Check out what your ad would look like on a google search results page without having to google yourself and not incur any impressions or clicks. I can't tell you how many clients I've had over the years that can not stop Googling themselves. I had one guy waste almost $500 on clicks that he did on his own ads. Don't do it. You'll just drive up your impressions and subsequently, down your CTR. Use this tool instead. The Opportunities Tab. Check out any alerts, ideas, or potential new keywords you can add right from the opportunities area interface.
Take this one though with a grain of salt. Most of the opportunities are centered around increasing your spend, not your return on investment. This could be through adding more keywords, increasing a budget or loosening up a match type. I recommend reviewing the opportunities listed and picking and choosing as to what makes sense for you. Just because Google says you should do it does not make it so. Alerts. Whenever Google feels it has a batch of opportunities for you to review You'll receive an alert in the upper right hand corner. The alerts tend to be a little over zealous in their appearances.
But, I do recommend clicking on it and checking out what is being suggested, at least once a week or every other week. As, sometimes it's something very pertinent to performance. If there is something truly wrong with your account. Like, your credit card expired or your ads stopped running. You'll see a very large banner across the top of the account that you can't miss. So Bing, let's talk about them. Bing Ads has some great free tools as well. Simply click on the tools link in the upper right-hand corner of any account to access them. First up, Bing Ads Intelligence. This is an Excel plugin that requires a version of 2007 or later.
But if you're able to utilize, it's a very slick keyboard tool. The plugin can perform keyboard research based on the seed list that you provide from match type associated KPIs and estimated bits. My favorite has got to be the keyword expansion section of the tool that suggests new keywords that are associated with seed list. For example, your keyword list is on hiking equipment The tool may pull up terms around hiking travel, life hacks using hiking equipment, or foods associated with hiking. You might not be able to use all of the suggested keywords associations out of the box, but I have found it to be inspirational in finding new niches in which to expand my advertising.
The keyword distribution graft. This will show you aggregate keyword performance data in trend graphs. You can find it in the keywords section of your account. Use this tool to drill into performance areas of keyword groups. Find keywords with good ROI or ones that are costly as well as outliers, like a single keyword that is costing a lot. We're generating many impressions but no clicks, it needs to go. And change history. Just like in adwords you can view the changes made in your account over a specified period of time. You can't undo changes from this screen like you can in adwords, but if you need to know who did what and when, it's very easy to pinpoint what happened.

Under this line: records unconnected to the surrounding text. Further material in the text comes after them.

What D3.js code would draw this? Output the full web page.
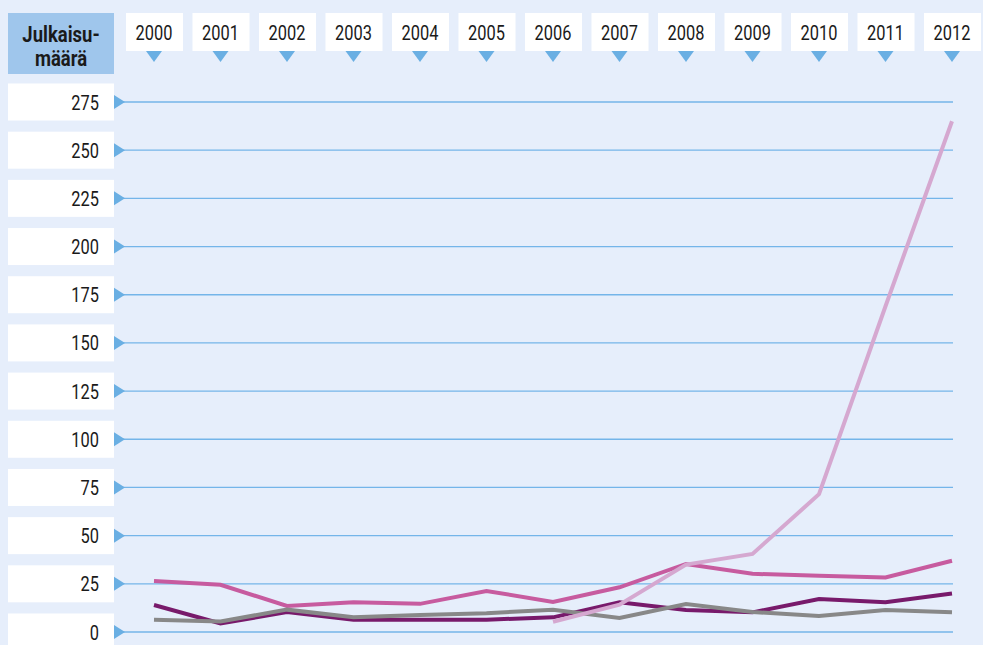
<!DOCTYPE html>
<html><head><meta charset="utf-8">
<script src="https://cdn.jsdelivr.net/npm/d3@7"></script>
<style>
html,body{margin:0;padding:0;background:#e6eefb;}
svg{display:block;}
text{font-family:"Roboto",sans-serif;fill:#1a1a1a;}
</style></head>
<body>
<svg id="chart" width="983" height="645"></svg>
<script>
const years = [2000,2001,2002,2003,2004,2005,2006,2007,2008,2009,2010,2011,2012];
const yTicks = [0,25,50,75,100,125,150,175,200,225,250,275];
const headerLines = ["Julkaisu-","määrä"];
const seriesPink   = [26.5,24.5,13.5,15.4,14.6,21.3,15.6,23.2,35.3,30.2,29.2,28.3,37];
const seriesPurple = [14,4.4,10.4,6.4,6.4,6.4,7.6,15.4,11.4,10.2,17.1,15.4,20];
const seriesGray   = [6.3,5.5,11.6,7.6,8.8,9.7,11.6,7.3,14.5,10.4,8.3,11.4,10.3];
const seriesLight  = [null,null,null,null,null,null,5.3,14.2,35,40.5,71.5,169,265];
const seriesColors = {light:"#d5a8d0", gray:"#888888", purple:"#781a6b", pink:"#c75b9f"};

const svg = d3.select("#chart");
const x = d3.scaleLinear().domain([2000,2012]).range([154,952]);
const y = d3.scaleLinear().domain([0,275]).range([632,102]);
const gridColor = "#74b5e9", triColor = "#6aafe3";
const SX = 0.8;

// header box
svg.append("rect").attr("x",8).attr("y",13).attr("width",106).attr("height",61).attr("fill","#9fc6ec");
headerLines.forEach((t,i)=>{
  svg.append("text").attr("transform",`translate(61,${42+i*24}) scale(0.86,1)`)
    .attr("text-anchor","middle").style("font-weight","bold").style("font-size","21.5px").text(t);
});

// year boxes + triangles
const yr = svg.append("g").selectAll("g").data(years).join("g")
  .attr("transform",d=>`translate(${x(d)},0)`);
yr.append("rect").attr("x",-28).attr("y",13).attr("width",57).attr("height",38).attr("fill","#fff");
yr.append("path").attr("d","M-8,51 L8,51 L0,62 Z").attr("fill",triColor);
yr.append("text").attr("transform",`translate(0,39.5) scale(${SX},1)`)
  .attr("text-anchor","middle").style("font-size","20.5px").text(d=>d);

// y tick boxes, triangles, gridlines
const yt = svg.append("g").selectAll("g").data(yTicks).join("g")
  .attr("transform",d=>`translate(0,${y(d)})`);
yt.append("rect").attr("x",8).attr("y",-18.5).attr("width",106).attr("height",37).attr("fill","#fff");
yt.append("line").attr("x1",118).attr("x2",953).attr("y1",0).attr("y2",0)
  .attr("stroke",gridColor).attr("stroke-width",1.3);
yt.append("path").attr("d","M114,-7 L125,0 L114,7 Z").attr("fill",triColor);
yt.append("text").attr("transform",`translate(99,7.5) scale(${SX},1)`)
  .attr("text-anchor","end").style("font-size","20.5px").text(d=>d);

// lines
const line = d3.line().defined(d=>d.v!=null).x(d=>x(d.year)).y(d=>y(d.v));
const series = [
  {k:"light", vals:seriesLight},
  {k:"gray", vals:seriesGray},
  {k:"purple", vals:seriesPurple},
  {k:"pink", vals:seriesPink}
];
const order = ["purple","pink","gray","light"];
order.forEach(k=>{
  const s = series.find(s=>s.k===k);
  svg.append("path").datum(years.map((yv,i)=>({year:yv,v:s.vals[i]})))
    .attr("d",line).attr("fill","none").attr("stroke",seriesColors[k])
    .attr("stroke-width",4).attr("stroke-linejoin","miter").attr("stroke-linecap","butt");
});
</script>
</body></html>
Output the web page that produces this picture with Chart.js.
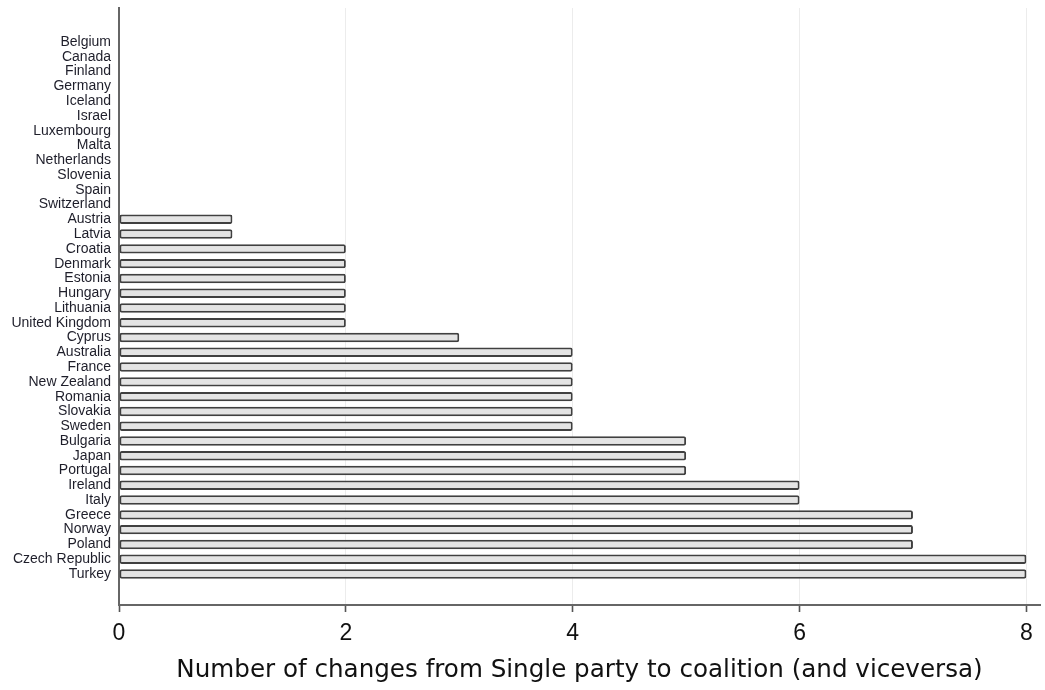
<!DOCTYPE html>
<html>
<head>
<meta charset="utf-8">
<script src="https://cdn.jsdelivr.net/npm/chart.js@4"></script>
<style>
  html, body { margin: 0; padding: 0; background: #fff; }
  #wrap { width: 1045px; height: 690px; position: relative; }
</style>
</head>
<body>
<div id="wrap"><canvas id="c"></canvas></div>
<script>
const countries = [
  "Belgium", "Canada", "Finland", "Germany", "Iceland", "Israel", "Luxembourg",
  "Malta", "Netherlands", "Slovenia", "Spain", "Switzerland", "Austria", "Latvia",
  "Croatia", "Denmark", "Estonia", "Hungary", "Lithuania", "United Kingdom",
  "Cyprus", "Australia", "France", "New Zealand", "Romania", "Slovakia", "Sweden",
  "Bulgaria", "Japan", "Portugal", "Ireland", "Italy", "Greece", "Norway",
  "Poland", "Czech Republic", "Turkey"
];
const changes = [
  0, 0, 0, 0, 0, 0, 0,
  0, 0, 0, 0, 0, 1, 1,
  2, 2, 2, 2, 2, 2,
  3, 4, 4, 4, 4, 4, 4,
  5, 5, 5, 6, 6, 7, 7,
  7, 8, 8
];
const xTicks = [0, 2, 4, 6, 8];
const xTitle = "Number of changes from Single party to coalition (and viceversa)";

const points = changes.map((v, i) => ({ x: v, y: i }));

new Chart(document.getElementById('c'), {
  type: 'bar',
  data: {
    datasets: [{
      data: points,
      backgroundColor: '#e4e4e4',
      borderColor: '#404040',
      borderWidth: 2,
      borderSkipped: false,
      borderRadius: 2,
      barPercentage: 0.64,
      categoryPercentage: 1
    }]
  },
  options: {
    indexAxis: 'y',
    responsive: true,
    maintainAspectRatio: false,
    animation: false,
    layout: { padding: { top: 8, right: 5, left: 0, bottom: 0 } },
    plugins: { legend: { display: false }, tooltip: { enabled: false } },
    scales: {
      y: {
        type: 'linear',
        reverse: true,
        offset: false,
        min: -2.3,
        max: 38.1,
        afterBuildTicks: s => { s.ticks = countries.map((c, i) => ({ value: i })); },
        afterFit: s => { s.width = 119; s.paddingTop = 0; s.paddingBottom = 0; },
        grid: { display: false, drawTicks: false },
        border: { display: true, color: '#666', width: 2 },
        ticks: {
          autoSkip: false,
          padding: 8,
          color: '#1e1e2a',
          font: { family: 'Liberation Sans, Arial, sans-serif', size: 14 },
          callback: v => countries[v] !== undefined ? countries[v] : ''
        }
      },
      x: {
        type: 'linear',
        min: 0,
        max: 8.12,
        afterBuildTicks: s => { s.ticks = xTicks.map(v => ({ value: v })); },
        afterFit: s => { s.height = 85; },
        grid: {
          color: '#ececec',
          lineWidth: 1,
          drawTicks: true,
          tickLength: 7,
          tickColor: '#555',
          tickWidth: 1.6
        },
        border: { display: true, color: '#666', width: 2 },
        ticks: {
          padding: 8,
          color: '#111',
          font: { family: 'Liberation Sans, Arial, sans-serif', size: 23 }
        },
        title: {
          display: true,
          text: xTitle,
          color: '#111',
          padding: { top: 4, bottom: 5 },
          font: { family: 'DejaVu Sans, sans-serif', size: 24.6 }
        }
      }
    }
  }
});
</script>
</body>
</html>
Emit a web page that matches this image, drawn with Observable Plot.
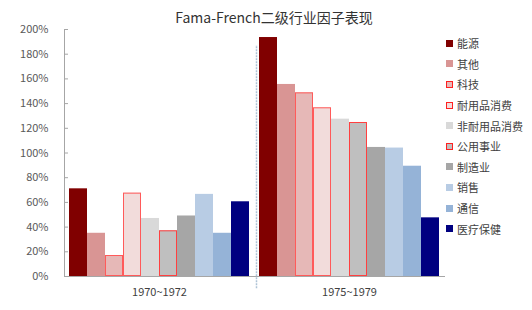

So that's bing, let's take a look at something else. Outside of AdWords and Bing, there are a few fields of companies that do offer additional assistance when it comes to managing aspects of PPC, I'm not going to name names, but here are the categories and what they do. Automated bid management tools tend to benefit larger accounts; think over, say, 10,000 keywords, and larger budgets. These tools can automate bidding on a per query basis based on rules you set around performance. It can also create reports much more quickly and in depth making changes to ad copy and bringing problem areas to your attention quickly with alerts.
These are complex advanced programs that come with customer support but are really for the larger advertisers. There are some smaller business solutions out there but don't expect to pay less than $1,000 per month. Tag management. If you have multiple tags, conversion, re-marketing, analytics and so on, you might consider a tag management solution. They would provide a single container tag that you would put on every page of your site and then every time you need to adjust or add anything the tags are tracking, you could do it within the tag management interface instead of having to make the changes one by one on your site.
Or employing a developer to do it for you. There is a free option with Google, but it is limiting some features. It all depends on how complex your site is, and what you're trying to do. A free solution would be plenty for small business. Enterprise solution price points vary greatly by company and level of management needed. Product feed management. If you end up doing product listing ads for Google Shopping through Google Merchant Center on the AdWords platform, there are companies out there that can help you export the feed from your shopping cart, optimize it, and upload to Google Merchant Center on a regular basis.
If you're not technically savvy, I recommend some kind of solution like this. Or a one time set up from a developer that can have your cart submit directly. You can build a feed from hand in Excel as well. If you have less than 50 products, it's certainly something to consider. Feed management costs range on how they charge. Could be by download, number of skews, or a flat fee. And if there is any minimum pricing. Expect to pay at least 50 to $100 a month for a minimal product catalog, and weekly submissions for just adverts. A plug-in or app can be anywhere from free.
They're usually quite terrible. To $400. Again, depending on complexity. There are more and more tools out there available to PPC advertisers each day. It's a huge business and industry. And a lot of the third-party tools do give free demos or trials. So check them out. In some cases, they offer a free or lite version of their product. That if your account is small enough, you can take advantage of. However, you may have trouble escaping their mailing list, but that's nothing you can't handle. And my best tip that I can offer you, ask questions. If you are struggling with something or having issues, conduct a few searches on the issue itself and you may see results for suggestions for tools like these, or even a step by step tutorial on how to fix them.
Start out with the free stuff within your Google and Bing accounts, set up a schedule in which you'll check your accounts and dedicate time to its upkeep and optimization. PPC doesn't run itself so please, don't set it and forget it.